What is being asked ->
Word for word, print each line of the listing below; pictures stay out.

Material for the task ->
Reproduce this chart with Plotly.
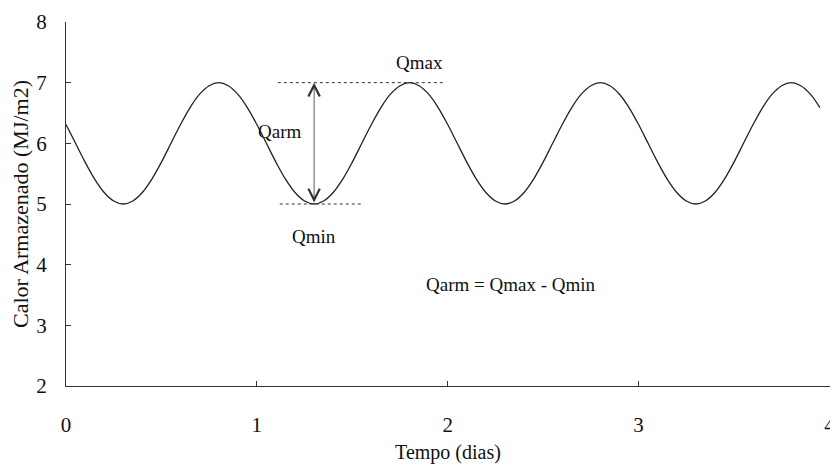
import plotly.graph_objects as go

# tempo (dias) e calor armazenado (MJ/m2)
tempo = [0.00, 0.05, 0.10, 0.15, 0.20, 0.25, 0.30, 0.35, 0.40, 0.45,
         0.50, 0.55, 0.60, 0.65, 0.70, 0.75, 0.80, 0.85, 0.90, 0.95,
         1.00, 1.05, 1.10, 1.15, 1.20, 1.25, 1.30, 1.35, 1.40, 1.45,
         1.50, 1.55, 1.60, 1.65, 1.70, 1.75, 1.80, 1.85, 1.90, 1.95,
         2.00, 2.05, 2.10, 2.15, 2.20, 2.25, 2.30, 2.35, 2.40, 2.45,
         2.50, 2.55, 2.60, 2.65, 2.70, 2.75, 2.80, 2.85, 2.90, 2.95,
         3.00, 3.05, 3.10, 3.15, 3.20, 3.25, 3.30, 3.35, 3.40, 3.45,
         3.50, 3.55, 3.60, 3.65, 3.70, 3.75, 3.80, 3.85, 3.90, 3.95]
calor = [6.31, 6.00, 5.69, 5.41, 5.19, 5.05, 5.00, 5.05, 5.19, 5.41,
         5.69, 6.00, 6.31, 6.59, 6.81, 6.95, 7.00, 6.95, 6.81, 6.59,
         6.31, 6.00, 5.69, 5.41, 5.19, 5.05, 5.00, 5.05, 5.19, 5.41,
         5.69, 6.00, 6.31, 6.59, 6.81, 6.95, 7.00, 6.95, 6.81, 6.59,
         6.31, 6.00, 5.69, 5.41, 5.19, 5.05, 5.00, 5.05, 5.19, 5.41,
         5.69, 6.00, 6.31, 6.59, 6.81, 6.95, 7.00, 6.95, 6.81, 6.59,
         6.31, 6.00, 5.69, 5.41, 5.19, 5.05, 5.00, 5.05, 5.19, 5.41,
         5.69, 6.00, 6.31, 6.59, 6.81, 6.95, 7.00, 6.95, 6.81, 6.59]

qmax_x = [1.11, 1.98]
qmax_y = [7, 7]
qmin_x = [1.12, 1.55]
qmin_y = [5, 5]
t_arm = 1.30

font = 'Liberation Serif'

fig = go.Figure()
fig.add_trace(go.Scatter(x=tempo, y=calor, mode='lines', line_shape='spline',
                         line=dict(color='#222222', width=1.3)))
fig.add_trace(go.Scatter(x=qmax_x, y=qmax_y, mode='lines',
                         line=dict(color='#333333', width=1, dash='dot')))
fig.add_trace(go.Scatter(x=qmin_x, y=qmin_y, mode='lines',
                         line=dict(color='#333333', width=1, dash='dot')))

fig.add_annotation(x=t_arm, y=7, ax=t_arm, ay=5, xref='x', yref='y', axref='x', ayref='y',
                   text='', showarrow=True, arrowhead=5, startarrowhead=5, arrowside='end+start',
                   arrowwidth=0.8, arrowsize=2.8, startarrowsize=2.8, arrowcolor='#333333')

labels = [(1.12, 6.20, 'Qarm'), (1.85, 7.34, 'Qmax'), (1.30, 4.46, 'Qmin'),
          (2.33, 3.68, 'Qarm = Qmax - Qmin')]
for lx, ly, txt in labels:
    fig.add_annotation(x=lx, y=ly, text=txt, showarrow=False,
                       font=dict(family=font, size=19, color='#111111'))

# a pagina tem 8px de margem no body: a figura fica 8px menor
fig.update_layout(width=830, height=456, showlegend=False,
                  plot_bgcolor='white', paper_bgcolor='white',
                  margin=dict(l=58, r=8, t=14, b=78, autoexpand=False),
                  font=dict(family=font, size=21, color='#111111'))
fig.update_xaxes(range=[0, 4.003], tickvals=[0, 1, 2, 3, 4], showgrid=False, zeroline=False,
                 showline=True, linecolor='#333333', linewidth=1, automargin=False,
                 ticks='inside', ticklen=5, tickcolor='#333333', ticklabelstandoff=20,
                 ticklabeloverflow='allow',
                 title=dict(text='Tempo (dias)', standoff=8, font=dict(size=20)))
fig.update_yaxes(range=[2, 8], tickvals=[2, 3, 4, 5, 6, 7, 8], showgrid=False, zeroline=False,
                 showline=True, linecolor='#333333', linewidth=1, automargin=False,
                 ticks='inside', ticklen=5, tickcolor='#333333', ticklabelstandoff=14,
                 title=dict(text='Calor Armazenado (MJ/m2)', standoff=8, font=dict(size=22)))

fig.write_html("out.html")
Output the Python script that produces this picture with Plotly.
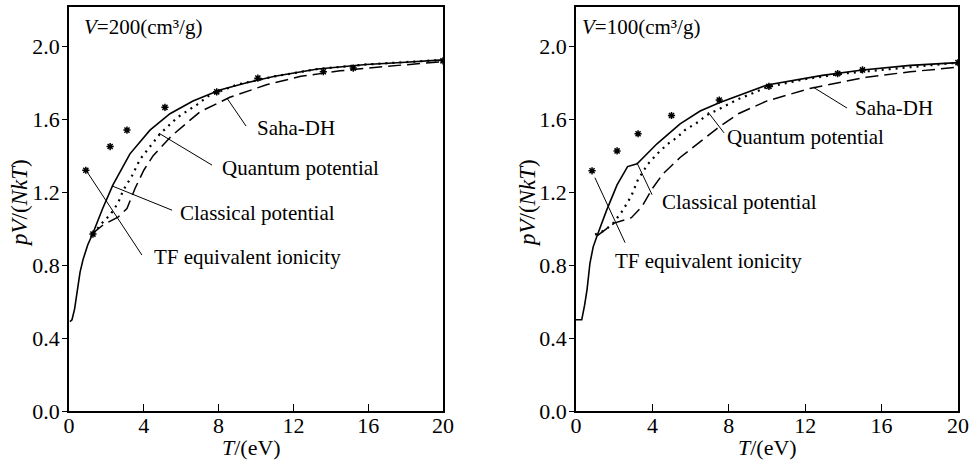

Task result ->
Reproduce this chart with Plotly.
import plotly.graph_objects as go

# tempo (dias) e calor armazenado (MJ/m2)
tempo = [0.00, 0.05, 0.10, 0.15, 0.20, 0.25, 0.30, 0.35, 0.40, 0.45,
         0.50, 0.55, 0.60, 0.65, 0.70, 0.75, 0.80, 0.85, 0.90, 0.95,
         1.00, 1.05, 1.10, 1.15, 1.20, 1.25, 1.30, 1.35, 1.40, 1.45,
         1.50, 1.55, 1.60, 1.65, 1.70, 1.75, 1.80, 1.85, 1.90, 1.95,
         2.00, 2.05, 2.10, 2.15, 2.20, 2.25, 2.30, 2.35, 2.40, 2.45,
         2.50, 2.55, 2.60, 2.65, 2.70, 2.75, 2.80, 2.85, 2.90, 2.95,
         3.00, 3.05, 3.10, 3.15, 3.20, 3.25, 3.30, 3.35, 3.40, 3.45,
         3.50, 3.55, 3.60, 3.65, 3.70, 3.75, 3.80, 3.85, 3.90, 3.95]
calor = [6.31, 6.00, 5.69, 5.41, 5.19, 5.05, 5.00, 5.05, 5.19, 5.41,
         5.69, 6.00, 6.31, 6.59, 6.81, 6.95, 7.00, 6.95, 6.81, 6.59,
         6.31, 6.00, 5.69, 5.41, 5.19, 5.05, 5.00, 5.05, 5.19, 5.41,
         5.69, 6.00, 6.31, 6.59, 6.81, 6.95, 7.00, 6.95, 6.81, 6.59,
         6.31, 6.00, 5.69, 5.41, 5.19, 5.05, 5.00, 5.05, 5.19, 5.41,
         5.69, 6.00, 6.31, 6.59, 6.81, 6.95, 7.00, 6.95, 6.81, 6.59,
         6.31, 6.00, 5.69, 5.41, 5.19, 5.05, 5.00, 5.05, 5.19, 5.41,
         5.69, 6.00, 6.31, 6.59, 6.81, 6.95, 7.00, 6.95, 6.81, 6.59]

qmax_x = [1.11, 1.98]
qmax_y = [7, 7]
qmin_x = [1.12, 1.55]
qmin_y = [5, 5]
t_arm = 1.30

font = 'Liberation Serif'

fig = go.Figure()
fig.add_trace(go.Scatter(x=tempo, y=calor, mode='lines', line_shape='spline',
                         line=dict(color='#222222', width=1.3)))
fig.add_trace(go.Scatter(x=qmax_x, y=qmax_y, mode='lines',
                         line=dict(color='#333333', width=1, dash='dot')))
fig.add_trace(go.Scatter(x=qmin_x, y=qmin_y, mode='lines',
                         line=dict(color='#333333', width=1, dash='dot')))

fig.add_annotation(x=t_arm, y=7, ax=t_arm, ay=5, xref='x', yref='y', axref='x', ayref='y',
                   text='', showarrow=True, arrowhead=5, startarrowhead=5, arrowside='end+start',
                   arrowwidth=0.8, arrowsize=2.8, startarrowsize=2.8, arrowcolor='#333333')

labels = [(1.12, 6.20, 'Qarm'), (1.85, 7.34, 'Qmax'), (1.30, 4.46, 'Qmin'),
          (2.33, 3.68, 'Qarm = Qmax - Qmin')]
for lx, ly, txt in labels:
    fig.add_annotation(x=lx, y=ly, text=txt, showarrow=False,
                       font=dict(family=font, size=19, color='#111111'))

# a pagina tem 8px de margem no body: a figura fica 8px menor
fig.update_layout(width=830, height=456, showlegend=False,
                  plot_bgcolor='white', paper_bgcolor='white',
                  margin=dict(l=58, r=8, t=14, b=78, autoexpand=False),
                  font=dict(family=font, size=21, color='#111111'))
fig.update_xaxes(range=[0, 4.003], tickvals=[0, 1, 2, 3, 4], showgrid=False, zeroline=False,
                 showline=True, linecolor='#333333', linewidth=1, automargin=False,
                 ticks='inside', ticklen=5, tickcolor='#333333', ticklabelstandoff=20,
                 ticklabeloverflow='allow',
                 title=dict(text='Tempo (dias)', standoff=8, font=dict(size=20)))
fig.update_yaxes(range=[2, 8], tickvals=[2, 3, 4, 5, 6, 7, 8], showgrid=False, zeroline=False,
                 showline=True, linecolor='#333333', linewidth=1, automargin=False,
                 ticks='inside', ticklen=5, tickcolor='#333333', ticklabelstandoff=14,
                 title=dict(text='Calor Armazenado (MJ/m2)', standoff=8, font=dict(size=22)))

fig.write_html("out.html")
Output the Python script that produces this picture with Plotly.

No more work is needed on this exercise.